Updated: Monday, 11 Oct 2010, 9:50 PM EDT
Published : Monday, 11 Oct 2010, 9:11 PM EDT
By JANA WINTER / FOXNews.com
FOXNEWS.COM/NEWSCORE - More than one week after its extended deadline, the state of New York failed by Monday to send out absentee ballots to all its 320,000 military servicemen and women and overseas voters, a violation of federal law.
According to the 2009 MOVE Act, a state must send out its military and overseas ballots 45 days prior to elections.
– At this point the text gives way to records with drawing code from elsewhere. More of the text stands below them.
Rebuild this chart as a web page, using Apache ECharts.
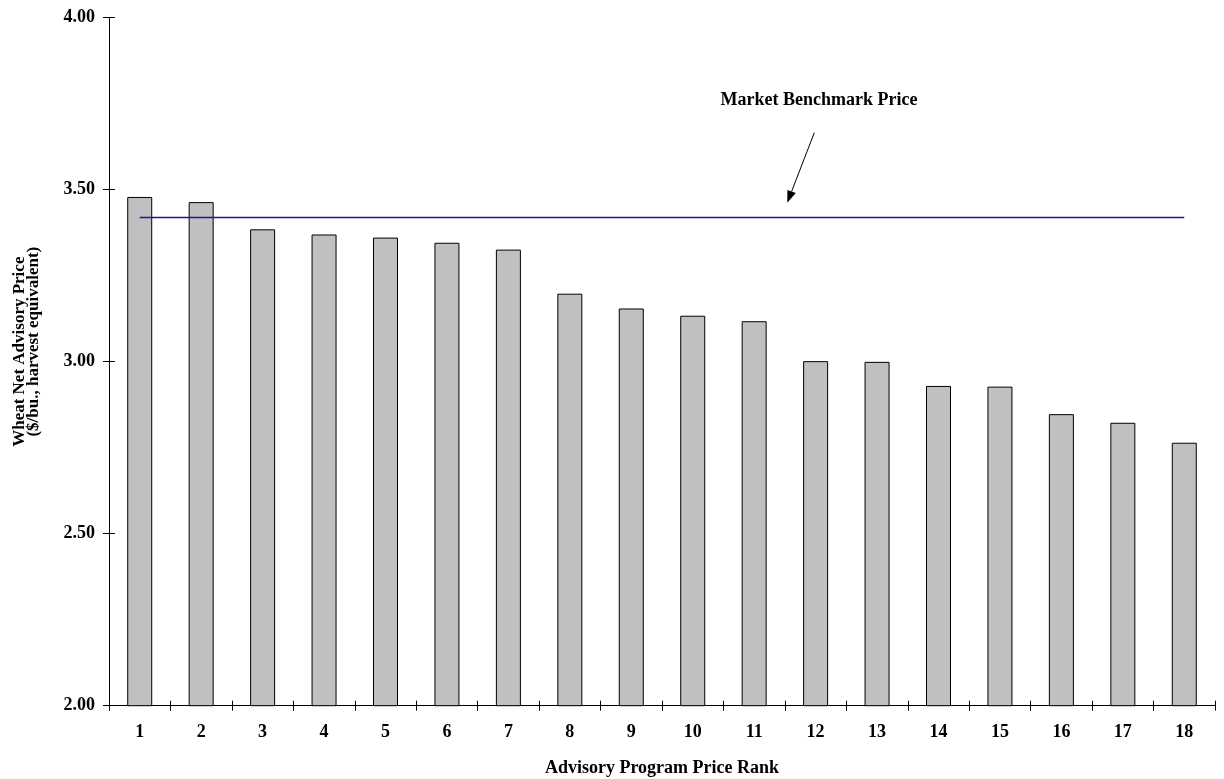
<!DOCTYPE html>
<html>
<head>
<meta charset="utf-8">
<script src="https://cdn.jsdelivr.net/npm/echarts@6/dist/echarts.min.js"></script>
<style>
html,body{margin:0;padding:0;background:#fff;}
#chart{width:1224px;height:779px;}
</style>
</head>
<body>
<div id="chart"></div>
<script>
const categories = ['1','2','3','4','5','6','7','8','9','10','11','12','13','14','15','16','17','18'];
const prices = [3.478, 3.463, 3.384, 3.369, 3.360, 3.345, 3.325, 3.197, 3.154, 3.133, 3.117, 3.001, 2.999, 2.929, 2.927, 2.847, 2.822, 2.764];
const benchmarkPrice = 3.42;
const benchmarkLabel = 'Market Benchmark Price';
const xTitle = 'Advisory Program Price Rank';
const yTitleLines = ['Wheat Net Advisory Price', '($/bu., harvest equivalent)'];

const FONT = '"Liberation Serif", "Times New Roman", serif';
const GRID = {left: 109, right: 9, top: 17.3, bottom: 73.3};
const gridW = 1224 - GRID.left - GRID.right;
const gridH = 779 - GRID.top - GRID.bottom;
const chart = echarts.init(document.getElementById('chart'), null, {renderer: 'canvas'});

const baseX = {
  type: 'category',
  data: categories,
  boundaryGap: true,
  splitLine: {show: false}
};
const baseY = {
  type: 'value',
  min: 2, max: 4, interval: 0.5,
  splitLine: {show: false}
};

chart.setOption({
  animation: false,
  backgroundColor: '#fff',
  grid: Object.assign({containLabel: false, outerBoundsMode: 'none'}, GRID),
  xAxis: [
    Object.assign({}, baseX, {
      position: 'bottom',
      axisLine: {show: true, lineStyle: {color: '#000', width: 1}},
      axisTick: {show: true, inside: false, length: 5, lineStyle: {color: '#000'}},
      axisLabel: {margin: 18, color: '#000', fontFamily: FONT, fontWeight: 'bold', fontSize: 18},
      name: xTitle, nameLocation: 'middle', nameGap: 54,
      nameTextStyle: {color: '#000', fontFamily: FONT, fontWeight: 'bold', fontSize: 18}
    }),
    Object.assign({}, baseX, {
      position: 'top', offset: -gridH,
      axisLine: {show: false},
      axisTick: {show: true, inside: false, length: 5, lineStyle: {color: '#000'}},
      axisLabel: {show: false}
    })
  ],
  yAxis: [
    Object.assign({}, baseY, {
      position: 'left',
      axisLine: {show: true, lineStyle: {color: '#000', width: 1}},
      axisTick: {show: true, inside: false, length: 6, lineStyle: {color: '#000'}},
      axisLabel: {margin: 14, color: '#000', fontFamily: FONT, fontWeight: 'bold', fontSize: 18,
        formatter: v => v.toFixed(2)}
    }),
    Object.assign({}, baseY, {
      position: 'right', offset: -gridW,
      axisLine: {show: false},
      axisTick: {show: true, inside: false, length: 6, lineStyle: {color: '#000'}},
      axisLabel: {show: false}
    })
  ],
  series: [{
    type: 'bar',
    data: prices,
    barWidth: 25,
    xAxisIndex: 0, yAxisIndex: 0,
    itemStyle: {color: '#c0c0c0', borderColor: '#000', borderWidth: 1},
    silent: true,
    markLine: {
      silent: true,
      symbol: 'none',
      label: {show: false},
      lineStyle: {color: '#1818a0', width: 1.4, type: 'solid'},
      data: [[{coord: [categories[0], benchmarkPrice]}, {coord: [categories[categories.length - 1], benchmarkPrice]}]]
    }
  }],
  graphic: [
    {type: 'text', x: 819, y: 100, style: {text: benchmarkLabel, fill: '#000', font: 'bold 18px ' + FONT, textAlign: 'center', textVerticalAlign: 'middle'}},
    {type: 'line', shape: {x1: 814.3, y1: 132.7, x2: 791.6, y2: 191.5}, style: {stroke: '#000', lineWidth: 1}},
    {type: 'polygon', shape: {points: [[787.3, 202.7], [795.8, 193.1], [787.4, 189.9]]}, style: {fill: '#000'}},
    {type: 'text', x: 19.5, y: 351.7, rotation: Math.PI / 2, style: {text: yTitleLines[0], fill: '#000', font: 'bold 17px ' + FONT, textAlign: 'center', textVerticalAlign: 'middle'}},
    {type: 'text', x: 34, y: 341.7, rotation: Math.PI / 2, style: {text: yTitleLines[1], fill: '#000', font: 'bold 17px ' + FONT, textAlign: 'center', textVerticalAlign: 'middle'}}
  ]
});
</script>
</body>
</html>
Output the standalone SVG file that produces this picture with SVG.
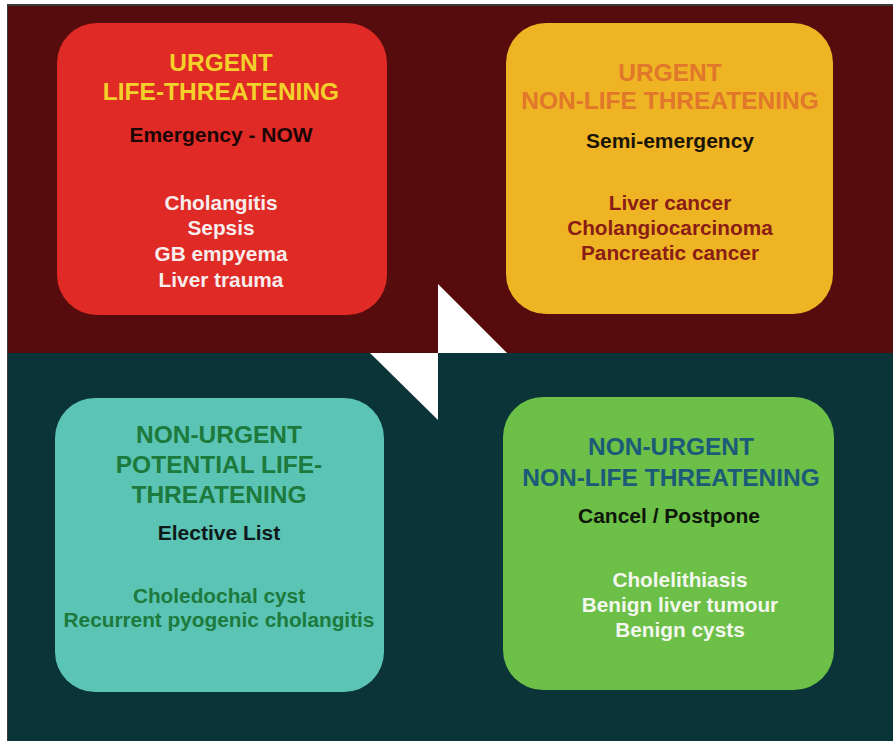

New York was granted a waiver to the deadline by the Department of Justice and given an additional 15 days -- until October 1 -- to send out all its ballots. On October 5, New York State Board of Elections co-directors informed federal officials that the state had not fully met their extended deadline, according to an email posted online by a Defense Department agency.
Servicemen from New York City and four state counties are still awaiting the mailing of their ballots.
New York City alone has about 50,000 servicemen and women and overseas voters.
"The gravity of New York's failure cannot be overstated," said Eric Eversole, a former Justice Department voting section attorney who recently started a nonprofit organization, Military Voter Protection Project, to protect military voting rights.
"There is no doubt that the November elections could be altered by this failure."
Department of Justice spokeswoman Xochitl Hinojosa said the organization was in "urgent discussions" about the issue.
The MOVE Act was passed in 2009. Its lead author and sponsor was Sen. Charles Schumer (D-N.Y.), chairman of the Senate Rules Committee.
"Put these ballots on the next plane to Afghanistan," Schumer said in a statement. "These soldiers sacrifice their lives to protect our freedoms, they should never, ever be denied their right to vote. I wrote and passed this law so our brave men and women overseas would no longer be disenfranchised and there is absolutely no excuse for failing to get this done."